Football : histoire d'une dépossession
Aux Sources
Jérôme Latta
En 2021, l’annonce par une minorité de riches clubs européens de la création d’une Superligue fait scandale. Symbole du sécessionnisme des puissants, elle vient marquer l’aboutissement de trois décennies de révolution libérale qui ont déferlé sur le football. De la financiarisation à la dérégulation en passant par l’hyper-concentration et la gentrification des stades, « le football européen a constitué pour la doctrine néolibérale un formidable champ d’application et de promotion,» explique Jérôme Latta, auteur de Ce que le football est devenu.
Contrairement à ce qui est souvent décrit comme une dérive ou des abus, le foot-business fonctionne comme une immense fabrique à inégalités permise par un ensemble de mécanismes économiques, juridiques et politiques au service d’une élite. Cette métamorphose économique a transformé le football en industrie du spectacle, matérialisée par l’emprise croissante de la télévision. Dès lors, la multiplication des caméras, les nouvelles technologies, les montages ont profondément modifié notre manière de regarder le football. Fragmenté, focalisé sur les exploits individuels au détriment d’une vue d’ensemble, notre distance critique tend à disparaitre.

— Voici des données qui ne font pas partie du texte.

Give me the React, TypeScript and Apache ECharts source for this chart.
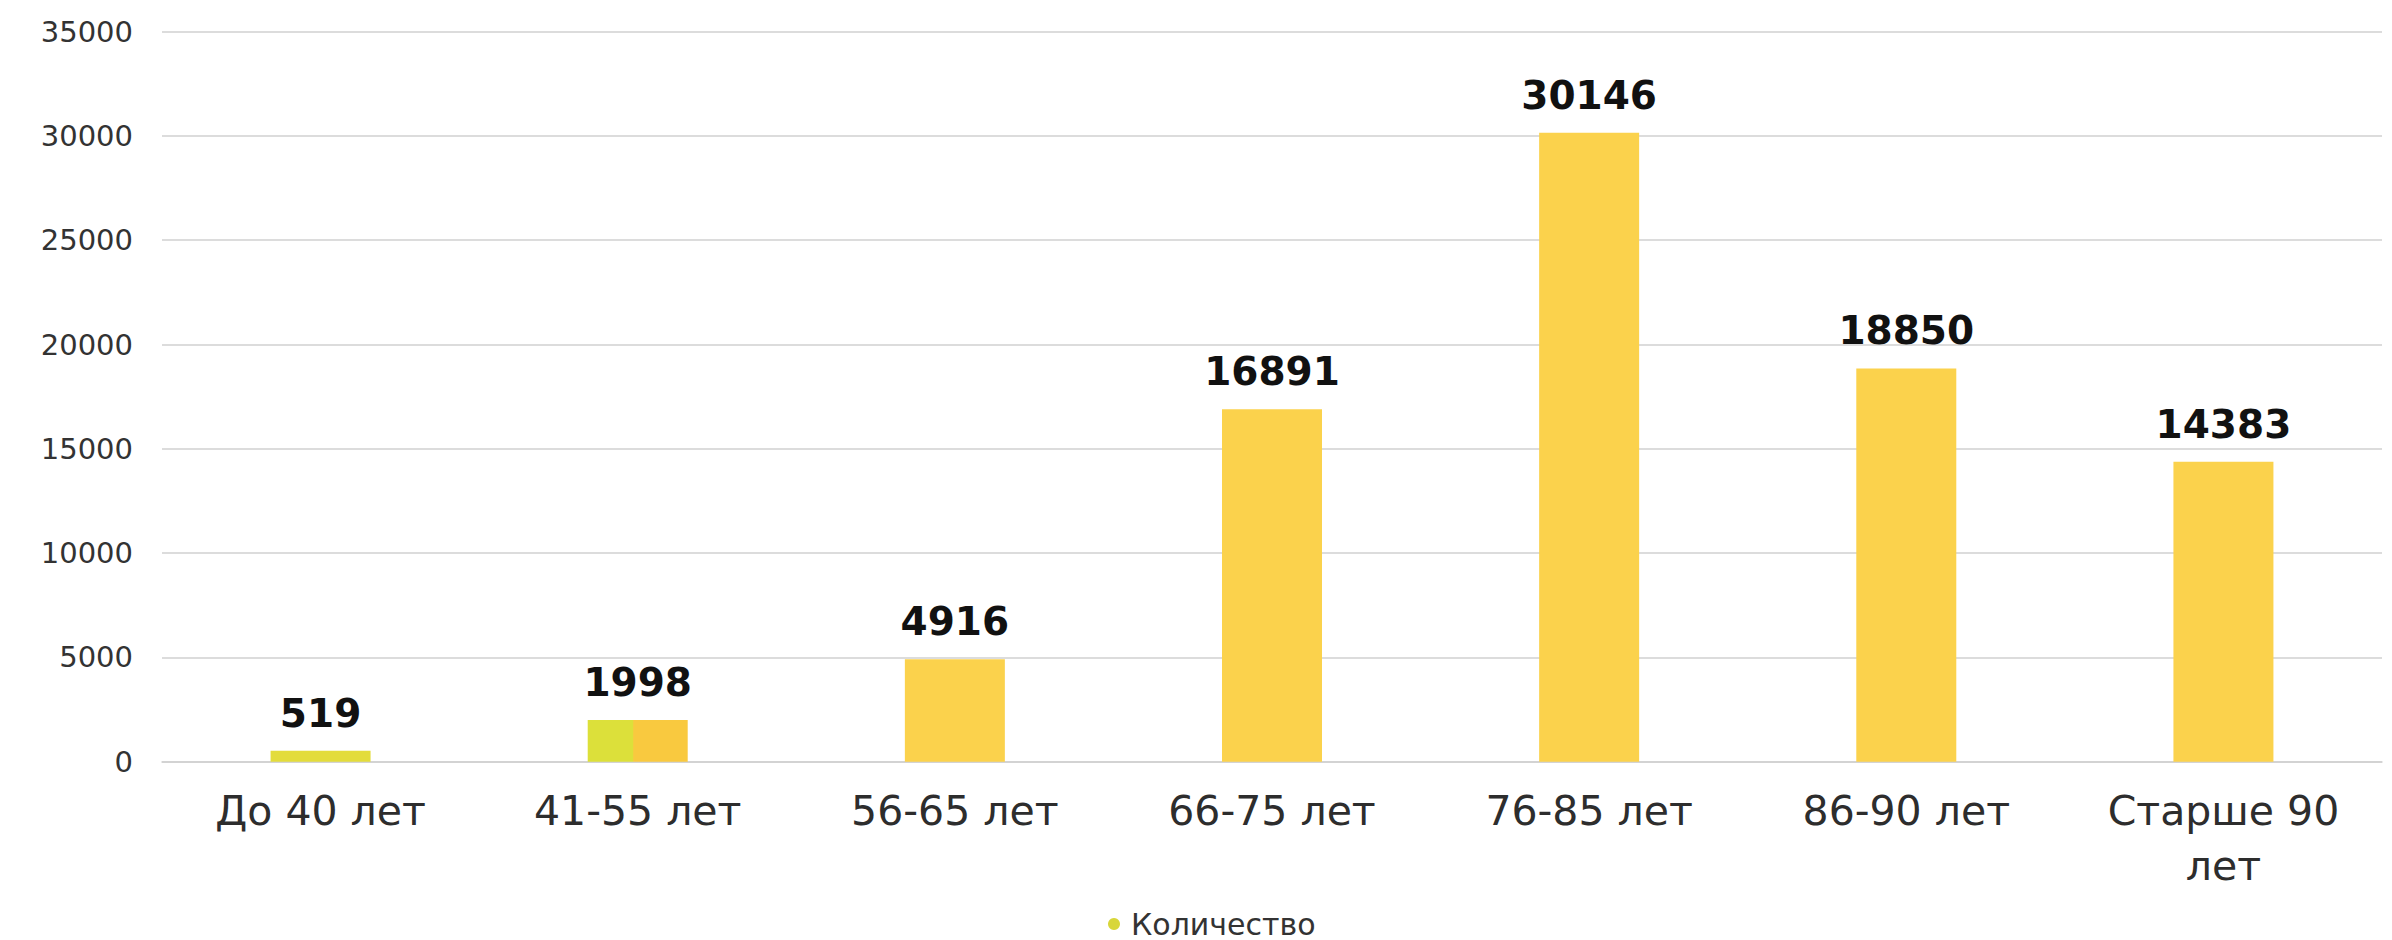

Parallèlement, à l’instar des quartiers populaires, les stades sont devenus des laboratoires pour les technologies de surveillance, les privations de liberté et la brutalisation du maintien de l’ordre. L’interdiction administrative de stade (IAS) prononcée contre des supporters au nom de la lutte contre l’insécurité a consacré le primat de l’administratif, et donc de l’arbitraire, sur le juridique. Ces pratiques ont par la suite été généralisées au mouvement social.
Ces politiques répressives ont fait l’objet d’un silence assourdissant. La gauche intellectuelle et politique, à la fois indifférente et méprisante, a progressivement laissé le champ libre à une extrême droite qui n’hésite pas à utiliser le football pour mener ses croisades identitaires, nationalistes et islamophobes.
Sport du peuple pratiqué des bidonvilles de Buenos Aires aux faubourgs du Caire en passant par nos quartiers populaires, le football mérite plus que jamais d’être pris au sérieux, tant les transformations qu’il subit dépassent largement les simples enjeux sportifs et se révèlent éminemment politiques.